Magnetic Mixing -- Electric Minicharges from Magnetic Monopoles
Felix Bruemmer, Joerg Jaeckel, Valentin V. Khoze
TL;DR
The paper addresses how hidden-sector monopoles can acquire tiny visible electric charges through magnetic mixing in theories with multiple $U(1)$ factors. It extends the Witten effect to $U(1)_1 \times U(1)_2$, derives a basis-invariant interaction-energy formula via the complex coupling matrix $\tau$, and demonstrates that both kinetic and magnetic mixing arise radiatively from heavy-sector dynamics, including an $U(1)\times SU(2)$ setup and Seiberg-Witten framework. It provides explicit charge relations $Q^e_I = n^e_I - \frac{\theta_{IJ}}{2\pi} n^m_J$ and $Q^m_I = 4\pi n^m_I$, a general energy formula, and one-loop threshold expressions for mixing, accompanied by concrete examples showing how visible minicharges emerge. The results offer a unified, duality-covariant description of abelian gauge mixing with potential experimental probes for light hidden monopoles carrying electromagnetic minicharges.
Abstract
Many extensions of the Standard Model require the existence of a "hidden" sector. We consider settings where the hidden sector in the infrared contains a U(1) gauge factor with magnetic monopoles, for instance 't Hooft-Polyakov monopoles of an underlying non-abelian gauge group. In the presence of CP violation these monopoles acquire an electric charge in the hidden sector due to the Witten effect. We show that quite generally they also acquire (small) electric charges under the visible electromagnetic gauge group.

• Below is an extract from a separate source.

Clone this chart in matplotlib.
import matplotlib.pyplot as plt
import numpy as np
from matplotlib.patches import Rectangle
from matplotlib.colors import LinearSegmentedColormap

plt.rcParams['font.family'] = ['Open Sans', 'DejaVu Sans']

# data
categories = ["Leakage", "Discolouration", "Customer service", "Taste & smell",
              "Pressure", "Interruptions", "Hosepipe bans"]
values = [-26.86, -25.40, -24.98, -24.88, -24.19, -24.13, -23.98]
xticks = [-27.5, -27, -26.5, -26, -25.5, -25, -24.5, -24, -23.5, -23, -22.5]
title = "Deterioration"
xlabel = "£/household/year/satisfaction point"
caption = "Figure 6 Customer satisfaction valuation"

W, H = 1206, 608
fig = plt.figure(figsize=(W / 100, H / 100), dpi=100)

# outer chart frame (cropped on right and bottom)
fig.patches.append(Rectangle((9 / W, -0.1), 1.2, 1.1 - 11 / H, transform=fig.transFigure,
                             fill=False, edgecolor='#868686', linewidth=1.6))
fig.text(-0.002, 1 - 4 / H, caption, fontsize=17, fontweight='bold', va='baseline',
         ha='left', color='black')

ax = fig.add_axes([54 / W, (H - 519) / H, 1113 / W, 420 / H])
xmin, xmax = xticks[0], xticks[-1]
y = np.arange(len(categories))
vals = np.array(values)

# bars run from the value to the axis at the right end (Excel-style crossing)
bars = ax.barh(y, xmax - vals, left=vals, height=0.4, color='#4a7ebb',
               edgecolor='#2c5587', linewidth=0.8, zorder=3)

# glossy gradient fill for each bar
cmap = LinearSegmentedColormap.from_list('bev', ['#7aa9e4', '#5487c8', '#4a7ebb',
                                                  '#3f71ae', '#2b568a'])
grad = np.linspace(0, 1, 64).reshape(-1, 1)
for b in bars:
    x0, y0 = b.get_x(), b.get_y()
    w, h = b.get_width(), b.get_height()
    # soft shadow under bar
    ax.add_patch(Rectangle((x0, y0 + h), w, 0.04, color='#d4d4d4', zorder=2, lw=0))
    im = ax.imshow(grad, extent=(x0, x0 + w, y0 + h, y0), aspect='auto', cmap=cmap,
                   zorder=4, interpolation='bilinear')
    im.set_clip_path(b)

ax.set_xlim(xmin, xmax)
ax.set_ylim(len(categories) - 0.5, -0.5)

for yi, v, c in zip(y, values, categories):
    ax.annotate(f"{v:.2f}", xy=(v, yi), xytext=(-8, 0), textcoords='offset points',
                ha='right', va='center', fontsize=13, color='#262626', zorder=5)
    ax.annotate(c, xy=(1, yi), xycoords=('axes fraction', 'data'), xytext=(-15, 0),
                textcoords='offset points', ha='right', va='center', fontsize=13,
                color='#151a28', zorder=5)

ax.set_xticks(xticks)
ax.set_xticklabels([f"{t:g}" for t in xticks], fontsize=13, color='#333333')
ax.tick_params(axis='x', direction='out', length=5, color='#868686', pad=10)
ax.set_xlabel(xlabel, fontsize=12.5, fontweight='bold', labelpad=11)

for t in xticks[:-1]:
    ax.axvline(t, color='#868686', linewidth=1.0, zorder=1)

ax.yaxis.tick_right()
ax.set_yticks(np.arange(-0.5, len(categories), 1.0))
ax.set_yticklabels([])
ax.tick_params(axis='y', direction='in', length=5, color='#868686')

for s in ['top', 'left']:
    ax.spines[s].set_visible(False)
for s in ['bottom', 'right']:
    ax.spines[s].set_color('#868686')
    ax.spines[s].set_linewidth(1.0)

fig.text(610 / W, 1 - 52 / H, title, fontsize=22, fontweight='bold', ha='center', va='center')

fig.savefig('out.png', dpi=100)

This is a result of "magnetic mixing" which, as we show, often arises as a natural partner of kinetic mixing. Both kinetic and magnetic mixing are naturally induced radiatively even if the low-energy U(1)s arise from a single non-abelian gauge group. We argue that the hidden sector monopoles can be light and their electric minicharges could thus be testable in current and near future low-energy experiments.